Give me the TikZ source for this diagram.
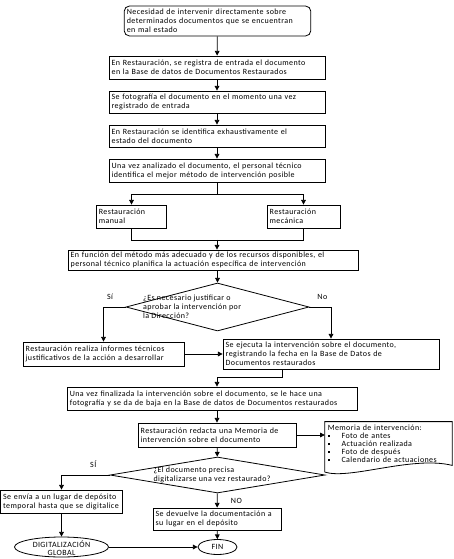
\documentclass[tikz,border=0pt]{standalone}
\usepackage{fontspec}
\setmainfont[LetterSpace=5]{Carlito}
\usetikzlibrary{shapes.geometric,arrows.meta}

\begin{document}
\begin{tikzpicture}[x=0.75pt, y=-0.75pt, >={Triangle[length=3.5pt,width=3.5pt]}, line width=0.6pt,
  every node/.style={font=\fontsize{6}{6.8}\selectfont},
  block/.style={rectangle, draw, align=left, inner xsep=2pt, inner ysep=1pt},
  startbox/.style={block, rounded corners=4pt},
  decision/.style={diamond, draw, inner sep=0pt},
  terminal/.style={ellipse, draw, inner sep=0pt},
  lbl/.style={inner sep=1pt}]
  \useasboundingbox (0,0) rectangle (453,559);

  % main column
  \node[startbox, text width=136pt, minimum height=22.5pt] (need) at (217.5,21) {Necesidad de intervenir directamente sobre\\ determinados documentos que se encuentran\\ en mal estado};
  \node[block, text width=158pt, minimum height=17.25pt] (register) at (217,67.5) {En Restauración, se registra de entrada el documento\\ en la Base de datos de Documentos Restaurados};
  \node[block, text width=158pt, minimum height=16.5pt] (photo) at (217,102) {Se fotografía el documento en el momento una vez\\ registrado de entrada};
  \node[block, text width=158pt, minimum height=16.5pt] (identify) at (217,136) {En Restauración se identifica exhaustivamente el\\ estado del documento};
  \node[block, text width=158pt, minimum height=17.25pt] (method) at (217,170.5) {Una vez analizado el documento, el personal técnico\\ identifica el mejor método de intervención posible};
  \node[block, text width=49pt, minimum height=17.25pt] (manual) at (131.5,216.5) {Restauración\\ manual};
  \node[block, text width=50.75pt, minimum height=17.25pt] (mech) at (303.5,216.5) {Restauración\\ mecánica};
  \node[block, text width=213.5pt, minimum height=15pt] (plan) at (213,260) {En función del método más adecuado y de los recursos disponibles, el\\ personal técnico planifica la actuación específica de intervención};
  \node[decision, minimum width=137.25pt, minimum height=36pt] (approve) at (217.5,307) {\makebox[0pt]{\hspace*{-16.5pt}\smash{\raisebox{-1.5pt}{\parbox[c]{95pt}{\raggedright ¿Es necesario justificar o\\ aprobar la intervención por\\ la Dirección?}}}}};

  % branches
  \node[block, text width=116.75pt, minimum height=18pt] (reports) at (103.5,354) {Restauración realiza informes técnicos\\ justificativos de la acción a desarrollar};
  \node[block, text width=158pt, minimum height=22.5pt] (execute) at (331,354) {Se ejecuta la intervención sobre el documento,\\ registrando la fecha en la Base de Datos de\\ Documentos restaurados};
  \node[block, text width=214pt, minimum height=17.25pt] (finish) at (212.5,398.5) {Una vez finalizada la intervención sobre el documento, se le hace una\\ fotografía y se da de baja en la Base de datos de Documentos restaurados};
  \node[block, text width=114.5pt, minimum height=18pt] (report) at (217,435) {Restauración redacta una Memoria de\\ intervención sobre el documento};
  \node[rectangle, align=left, inner xsep=2pt, inner ysep=1pt, text width=91pt, minimum height=32.25pt, font=\fontsize{6}{6}\selectfont] (memo) at (388.5,443.5) {Memoria de intervención:\\
    \rule[0.8pt]{1.3pt}{1.3pt}\hspace{9pt}Foto de antes\\
    \rule[0.8pt]{1.3pt}{1.3pt}\hspace{9pt}Actuación realizada\\
    \rule[0.8pt]{1.3pt}{1.3pt}\hspace{9pt}Foto de después\\
    \rule[0.8pt]{1.3pt}{1.3pt}\hspace{9pt}Calendario de actuaciones};
  \draw ([yshift=-5pt]memo.south west) -- (memo.north west) -- (memo.north east) -- (memo.south east)
    .. controls +(-40,-10) and +(25,8) .. ([yshift=-5pt]memo.south west);
  \node[decision, minimum width=161.25pt, minimum height=27pt] (digitise) at (217.5,475) {\makebox[0pt]{\smash{\raisebox{-1.5pt}{\parbox[c]{96pt}{\raggedright ¿El documento precisa\\ digitalizarse una vez restaurado?}}}}};
  \node[block, text width=87.5pt, minimum height=17.25pt] (store) at (61.5,501.5) {Se envía a un lugar de depósito\\ temporal hasta que se digitalice};
  \node[block, text width=92pt, minimum height=16.5pt] (back) at (217,519) {Se devuelve la documentación a\\ su lugar en el depósito};
  \node[terminal, minimum width=70.5pt, minimum height=15pt] (digital) at (61.5,547) {\makebox[0pt]{\smash{\raisebox{-2.3pt}{\parbox[c]{60pt}{\fontsize{6}{6.2}\selectfont\centering DIGITALIZACIÓN\\ GLOBAL}}}}};
  \node[terminal, minimum width=29.25pt, minimum height=11.25pt] (fin) at (217.5,547) {FIN};

  % connectors
  \draw[->] (need) -- (register);
  \draw[->] (register) -- (photo);
  \draw[->] (photo) -- (identify);
  \draw[->] (identify) -- (method);
  \coordinate (split) at (217,194);
  \draw (method) -- (split);
  \draw[->] (split) -| (manual);
  \draw[->] (split) -| (mech);
  \coordinate (merge) at (217,240);
  \draw (manual) |- (merge);
  \draw (mech) |- (merge);
  \draw[->] (merge) -- (merge |- plan.north);
  \draw[->] (approve |- plan.south) -- (approve);
  \draw[->] (approve) -| node[lbl, pos=0.35, above=4pt] {Sí} (reports);
  \draw[->] (approve) -| node[lbl, pos=0.3, above=4pt] {No} (execute);
  \draw[->] (reports) -- (execute);
  \coordinate (join) at (217,377);
  \draw[->] ([xshift=-36.75pt]execute.south) |- (join) -- (join |- finish.north);
  \draw[->] (report |- finish.south) -- (report);
  \draw[->] (report) -- (report -| memo.west);
  \draw[->] (report) -- (digitise);
  \draw[->] (digitise) -| node[lbl, pos=0.17, above=4pt] {SÍ} (store);
  \draw[->] (digitise) -- node[lbl, right=9pt] {NO} (back);
  \draw[->] (store) -- (digital);
  \draw[->] (back) -- (fin);
  \draw[->] (digital) -- (fin);
\end{tikzpicture}
\end{document}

------------------------------------------------------------------------

• _Problem description_
Leaving the pictures aside, transcribe the entire listing exactly.

• _Correct output_
Give me the TikZ source for this diagram.
\documentclass[tikz,border=0pt]{standalone}
\usepackage{fontspec}
\setmainfont[LetterSpace=5]{Carlito}
\usetikzlibrary{shapes.geometric,arrows.meta}

\begin{document}
\begin{tikzpicture}[x=0.75pt, y=-0.75pt, >={Triangle[length=3.5pt,width=3.5pt]}, line width=0.6pt,
  every node/.style={font=\fontsize{6}{6.8}\selectfont},
  block/.style={rectangle, draw, align=left, inner xsep=2pt, inner ysep=1pt},
  startbox/.style={block, rounded corners=4pt},
  decision/.style={diamond, draw, inner sep=0pt},
  terminal/.style={ellipse, draw, inner sep=0pt},
  lbl/.style={inner sep=1pt}]
  \useasboundingbox (0,0) rectangle (453,559);

  % main column
  \node[startbox, text width=136pt, minimum height=22.5pt] (need) at (217.5,21) {Necesidad de intervenir directamente sobre\\ determinados documentos que se encuentran\\ en mal estado};
  \node[block, text width=158pt, minimum height=17.25pt] (register) at (217,67.5) {En Restauración, se registra de entrada el documento\\ en la Base de datos de Documentos Restaurados};
  \node[block, text width=158pt, minimum height=16.5pt] (photo) at (217,102) {Se fotografía el documento en el momento una vez\\ registrado de entrada};
  \node[block, text width=158pt, minimum height=16.5pt] (identify) at (217,136) {En Restauración se identifica exhaustivamente el\\ estado del documento};
  \node[block, text width=158pt, minimum height=17.25pt] (method) at (217,170.5) {Una vez analizado el documento, el personal técnico\\ identifica el mejor método de intervención posible};
  \node[block, text width=49pt, minimum height=17.25pt] (manual) at (131.5,216.5) {Restauración\\ manual};
  \node[block, text width=50.75pt, minimum height=17.25pt] (mech) at (303.5,216.5) {Restauración\\ mecánica};
  \node[block, text width=213.5pt, minimum height=15pt] (plan) at (213,260) {En función del método más adecuado y de los recursos disponibles, el\\ personal técnico planifica la actuación específica de intervención};
  \node[decision, minimum width=137.25pt, minimum height=36pt] (approve) at (217.5,307) {\makebox[0pt]{\hspace*{-16.5pt}\smash{\raisebox{-1.5pt}{\parbox[c]{95pt}{\raggedright ¿Es necesario justificar o\\ aprobar la intervención por\\ la Dirección?}}}}};

  % branches
  \node[block, text width=116.75pt, minimum height=18pt] (reports) at (103.5,354) {Restauración realiza informes técnicos\\ justificativos de la acción a desarrollar};
  \node[block, text width=158pt, minimum height=22.5pt] (execute) at (331,354) {Se ejecuta la intervención sobre el documento,\\ registrando la fecha en la Base de Datos de\\ Documentos restaurados};
  \node[block, text width=214pt, minimum height=17.25pt] (finish) at (212.5,398.5) {Una vez finalizada la intervención sobre el documento, se le hace una\\ fotografía y se da de baja en la Base de datos de Documentos restaurados};
  \node[block, text width=114.5pt, minimum height=18pt] (report) at (217,435) {Restauración redacta una Memoria de\\ intervención sobre el documento};
  \node[rectangle, align=left, inner xsep=2pt, inner ysep=1pt, text width=91pt, minimum height=32.25pt, font=\fontsize{6}{6}\selectfont] (memo) at (388.5,443.5) {Memoria de intervención:\\
    \rule[0.8pt]{1.3pt}{1.3pt}\hspace{9pt}Foto de antes\\
    \rule[0.8pt]{1.3pt}{1.3pt}\hspace{9pt}Actuación realizada\\
    \rule[0.8pt]{1.3pt}{1.3pt}\hspace{9pt}Foto de después\\
    \rule[0.8pt]{1.3pt}{1.3pt}\hspace{9pt}Calendario de actuaciones};
  \draw ([yshift=-5pt]memo.south west) -- (memo.north west) -- (memo.north east) -- (memo.south east)
    .. controls +(-40,-10) and +(25,8) .. ([yshift=-5pt]memo.south west);
  \node[decision, minimum width=161.25pt, minimum height=27pt] (digitise) at (217.5,475) {\makebox[0pt]{\smash{\raisebox{-1.5pt}{\parbox[c]{96pt}{\raggedright ¿El documento precisa\\ digitalizarse una vez restaurado?}}}}};
  \node[block, text width=87.5pt, minimum height=17.25pt] (store) at (61.5,501.5) {Se envía a un lugar de depósito\\ temporal hasta que se digitalice};
  \node[block, text width=92pt, minimum height=16.5pt] (back) at (217,519) {Se devuelve la documentación a\\ su lugar en el depósito};
  \node[terminal, minimum width=70.5pt, minimum height=15pt] (digital) at (61.5,547) {\makebox[0pt]{\smash{\raisebox{-2.3pt}{\parbox[c]{60pt}{\fontsize{6}{6.2}\selectfont\centering DIGITALIZACIÓN\\ GLOBAL}}}}};
  \node[terminal, minimum width=29.25pt, minimum height=11.25pt] (fin) at (217.5,547) {FIN};

  % connectors
  \draw[->] (need) -- (register);
  \draw[->] (register) -- (photo);
  \draw[->] (photo) -- (identify);
  \draw[->] (identify) -- (method);
  \coordinate (split) at (217,194);
  \draw (method) -- (split);
  \draw[->] (split) -| (manual);
  \draw[->] (split) -| (mech);
  \coordinate (merge) at (217,240);
  \draw (manual) |- (merge);
  \draw (mech) |- (merge);
  \draw[->] (merge) -- (merge |- plan.north);
  \draw[->] (approve |- plan.south) -- (approve);
  \draw[->] (approve) -| node[lbl, pos=0.35, above=4pt] {Sí} (reports);
  \draw[->] (approve) -| node[lbl, pos=0.3, above=4pt] {No} (execute);
  \draw[->] (reports) -- (execute);
  \coordinate (join) at (217,377);
  \draw[->] ([xshift=-36.75pt]execute.south) |- (join) -- (join |- finish.north);
  \draw[->] (report |- finish.south) -- (report);
  \draw[->] (report) -- (report -| memo.west);
  \draw[->] (report) -- (digitise);
  \draw[->] (digitise) -| node[lbl, pos=0.17, above=4pt] {SÍ} (store);
  \draw[->] (digitise) -- node[lbl, right=9pt] {NO} (back);
  \draw[->] (store) -- (digital);
  \draw[->] (back) -- (fin);
  \draw[->] (digital) -- (fin);
\end{tikzpicture}
\end{document}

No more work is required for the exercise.